NB: this repository was migrated from Bitbucket. Issues were migrated by hand; pull request comments have not been migrated.
SSH into a fresh dataset, then run the following commands:
mkdir ~/BAK && mv ~/tool ~/incoming ~/http ~/BAK
git clone git@github.com:scraperwiki/data-services-scraper-template.git
./data-services-scraper-template/install.sh .
Now you have a brand new local git repo at the top level. It is safe to remove the template repo with this command:
rm -rf ./data-services-scraper-template
Now head over to GitHub and create a new private repository for this scraper:
Select "I have an existing project to push up".
This will give you a 'git remote' command for linking the local repo to the new remote repo - you should run this now.
Back in your box, edit ./README.md with the URL of the new repo in GitHub.
Now do your initial commit and push to GitHub:
git status
git push -u origin --all # to push up the repo for the first time
Finally, activate your scraper (enable crontab, create virtualenv etc) by running the following command:
./tool/first_run.sh
The entry point for your code is tool/main.py
. If you're scraping a single
type of data you should probably keep all the code in that one file.
Sample data lives in tool/sample_data
and should encompass every type of
file that the code works on (if you think this is excessive, try debugging in
6 months when the site has changed and you don't know how it used to look...)

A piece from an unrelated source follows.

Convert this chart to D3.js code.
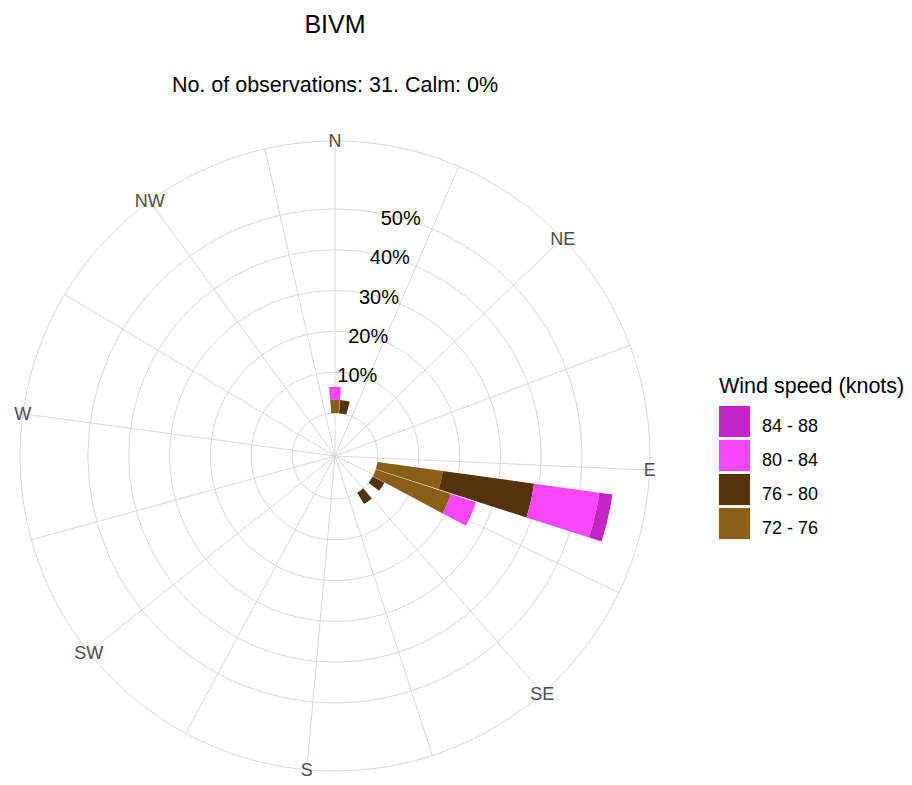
<!DOCTYPE html>
<html>
<head>
<meta charset="utf-8">
<script src="https://cdn.jsdelivr.net/npm/d3@7"></script>
<style>
  body { margin: 0; background: #fff; }
  text { font-family: "Liberation Sans", Arial, sans-serif; }
</style>
</head>
<body>
<svg id="chart" width="912" height="785"></svg>
<script>
// speed bins, legend order (outermost first)
const speedBins = ['84 - 88', '80 - 84', '76 - 80', '72 - 76'];
const binColors = ['#c126c5', '#f846f8', '#55330a', '#8b5e18'];

// direction bins (deg) and counts per speed bin
const directions = [0, 10, 100, 110, 120, 140];
const count7276 = [1, 0, 5, 6, 0, 0];
const count7680 = [0, 1, 7, 0, 1, 1];
const count8084 = [1, 0, 5, 2, 0, 0];
const count8488 = [0, 0, 1, 0, 0, 0];
const nObs = 31;

const compassLabels = ['N', 'NE', 'E', 'SE', 'S', 'SW', 'W', 'NW'];
const compassDirs = [0, 45, 90, 135, 180, 225, 270, 315];
const ringBreaks = [0, 10, 20, 30, 40, 50];
const ringLabels = ['10%', '20%', '30%', '40%', '50%'];

const cx = 335, cy = 456;
const barWidth = 9.6;

const svg = d3.select('#chart');
svg.append('rect').attr('width', 912).attr('height', 785).attr('fill', '#fff');

// percentages per direction, stacked from the slowest bin outward
const rows = directions.map((d, i) => ({
    dir: d,
    '72 - 76': count7276[i] / nObs * 100,
    '76 - 80': count7680[i] / nObs * 100,
    '80 - 84': count8084[i] / nObs * 100,
    '84 - 88': count8488[i] / nObs * 100
}));
const stackKeys = speedBins.slice().reverse();
const series = d3.stack().keys(stackKeys)(rows);
const maxPct = d3.max(series[series.length - 1], d => d[1]);

const theta = d3.scaleLinear().domain([0, 350]).range([0, 2 * Math.PI]);
const r = d3.scaleLinear().domain([0, maxPct]).range([43, 280]);
const outerR = 315;
const color = d3.scaleOrdinal().domain(speedBins).range(binColors);

const g = svg.append('g').attr('transform', `translate(${cx},${cy})`);

// grid: spokes every 22.5 deg, rings at the breaks, outer ring
const spokes = d3.range(0, 350, 22.5);
g.selectAll('.spoke').data(spokes).enter().append('line')
    .attr('x1', 0).attr('y1', 0)
    .attr('x2', d => outerR * Math.sin(theta(d)))
    .attr('y2', d => -outerR * Math.cos(theta(d)))
    .attr('stroke', '#d9d9d9').attr('stroke-width', 1);

g.selectAll('.ring').data(ringBreaks.map(b => r(b)).concat([outerR])).enter().append('circle')
    .attr('r', d => d)
    .attr('fill', 'none')
    .attr('stroke', '#d9d9d9').attr('stroke-width', 1);

// bars
const arc = d3.arc()
    .innerRadius(d => r(d[0]))
    .outerRadius(d => r(d[1]))
    .startAngle(d => theta(d.data.dir - barWidth / 2))
    .endAngle(d => theta(d.data.dir + barWidth / 2));

g.selectAll('.layer').data(series).enter().append('g')
    .attr('fill', s => color(s.key))
    .selectAll('path')
    .data(s => s.filter(d => d[1] > d[0]))
    .enter().append('path')
    .attr('d', arc);

// compass labels
g.selectAll('.compass').data(compassDirs).enter().append('text')
    .attr('x', d => outerR * Math.sin(theta(d)))
    .attr('y', d => -outerR * Math.cos(theta(d)))
    .attr('dy', '0.35em')
    .attr('text-anchor', 'middle')
    .attr('font-size', 18)
    .attr('fill', '#4d4d4d')
    .text((d, i) => compassLabels[i]);

// ring labels
g.selectAll('.rlab').data(ringBreaks.slice(1)).enter().append('text')
    .attr('x', d => r(d) * Math.sin(theta(15)))
    .attr('y', d => -r(d) * Math.cos(theta(15)))
    .attr('dy', '0.35em')
    .attr('text-anchor', 'middle')
    .attr('font-size', 20)
    .attr('fill', '#000')
    .text((d, i) => ringLabels[i]);

// titles
svg.append('text').attr('x', cx).attr('y', 33)
    .attr('text-anchor', 'middle').attr('font-size', 25).attr('fill', '#000')
    .text('BIVM');
svg.append('text').attr('x', cx).attr('y', 91.5)
    .attr('text-anchor', 'middle').attr('font-size', 21.5).attr('fill', '#000')
    .text('No. of observations: 31. Calm: 0%');

// legend
const leg = svg.append('g').attr('transform', 'translate(718,0)');
leg.append('text').attr('x', 1).attr('y', 392.5)
    .attr('font-size', 21.5).attr('fill', '#000')
    .text('Wind speed (knots)');
const item = leg.selectAll('.item').data(speedBins).enter().append('g')
    .attr('transform', (d, i) => `translate(0,${405 + i * 34})`);
item.append('rect').attr('x', 0.5).attr('y', 0.5)
    .attr('width', 32).attr('height', 32)
    .attr('fill', d => color(d)).attr('stroke', '#f2f2f2');
item.append('text').attr('x', 44).attr('y', 27)
    .attr('font-size', 18).attr('fill', '#000')
    .text(d => d);
</script>
</body>
</html>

Tests live in tool/tests.py
and can be invoked from the tool/
directory
by running nosetests
.
Requirements live in requirements.txt
which is automatically installed into
the virtualenv when you use tool/first_run.sh
In production, you should use ~/run.sh
to actually invoke the code. It's
how cron runs the code, and deliberately takes no arguments so that you can
easily reproduce what cron does.
Be aware that run.sh
redirects output to the log/
directory (see
~/log/latest
and supresses stdout unless there's an error, ie your
program exits with a nonzero error code.
You should try and stick to the convention of using a process(f)
function
which takes a file-like object (ie a web-page) and yields OrderedDicts
representing rows to save to the database.
Using file-like objects allows us to access process(f)
from both
main.py
and tests.py
without having to load huge files into memory.
You should favour logging.info(..)
over print(..)
as we use the logging
basic configuration by default.
Do use at least info and debug log levels appropriately throughout the code.
Everything within this template repo is licenced according to the top-level LICENCE file.
Any new scraper which is generated from this template can have its own licence.
By default this is the Sensible Code proprietary licence which lives within
the skel/
directory.
The LICENCE file inside skel/
is only a suggestion for scrapers built from
the template; it has no effect on this template repo.